Your spouse can also contribute to a Roth IRA as long as the above income limits are not exceeded.  You can make your contribution to a Roth IRA anytime during the year up until the due date for your return for that tax year - which is usually around April 15th.
 
2008 Roth IRA Income Limits
 
Filing Status          Full Contribution           Contribution Phased Out          No Contributions
Single Filers          $99,000                         $99,000 - $114,000                  $114,000 or more
Joint filers              $156,000                       $156,000 - $166,000                $166,000 or more 

Another nice feature of the Roth IRA is related to minimum distributions.  Unlike other retirement vehicles, you are not required to take distributions from your Roth IRA at any age. 
 
The original 1997 law that created the Roth IRA limited who could convert an existing IRA to those with an AGI of less than $100,000. However, in May of 2006 President Bush signed a $70 billion tax cut provision that changed the eligibility rules for Roth IRA conversions.  Starting in 2010, taxpayers with modified AGI of more than $100,000 can convert a traditional IRA to a Roth IRA.  This change applies for one year only - 2010 - and the income taxes due on conversions can be spread over two years.  The 2010 conversion amount may be included as taxable income in 2011 and 2012 - helping to spread out the tax bite.  Conversions in subsequent years will follow the current rules. There is no change to the rules for funding a Roth IRA, but anyone will be able to convert to a Roth IRA for one year.
 
Even if your income is too high to make a Roth IRA contribution this year, by making a traditional IRA contribution this year and next you will be able to convert this balance and any other traditional IRAs in 2010 and take advantage of spreading the tax bill over two years.
 
Roth 401(k)
One of the great things about the Roth 401(k) is there are no income limits to contribute. The Roth 401(k) provision was part of the Economic Growth and Tax Relief Reconciliation Act that became effective in 2006. In 2008, Roth 401(k) contributions remained the same as they were in 2007 -$15,500.  In addition, for those age 50 years and older the catch-up contribution raises the limit to $20,500.

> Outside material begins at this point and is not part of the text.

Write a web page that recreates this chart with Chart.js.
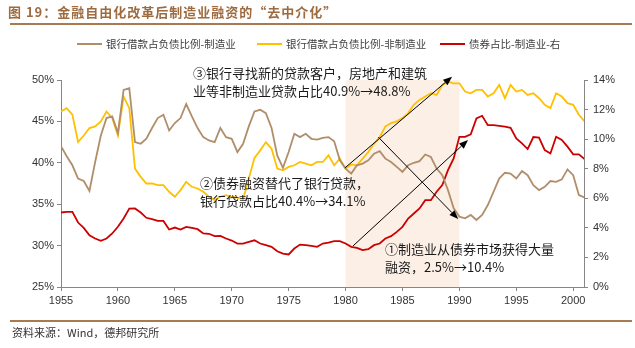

Another benefit is you can rollover a Roth 401(k) into to a Roth IRA when you terminate employment or at retirement.  This loophole allows you to get around the minimum distribution requirement at age 70 1/2 - just roll the Roth 401(k) into a Roth IRA (which has no minimum distribution requirement). Keep in mind the contribution decision is sometimes based on what you think your tax bracket or tax rate will be in the future. If you expect your tax bracket will be higher or the same as it is now when you are retired, then you are probably better off with a Roth 401(k).  If your tax bracket will be lower in retirement, then the tax-free withdrawal advantage of the Roth 401(k) plan diminishes.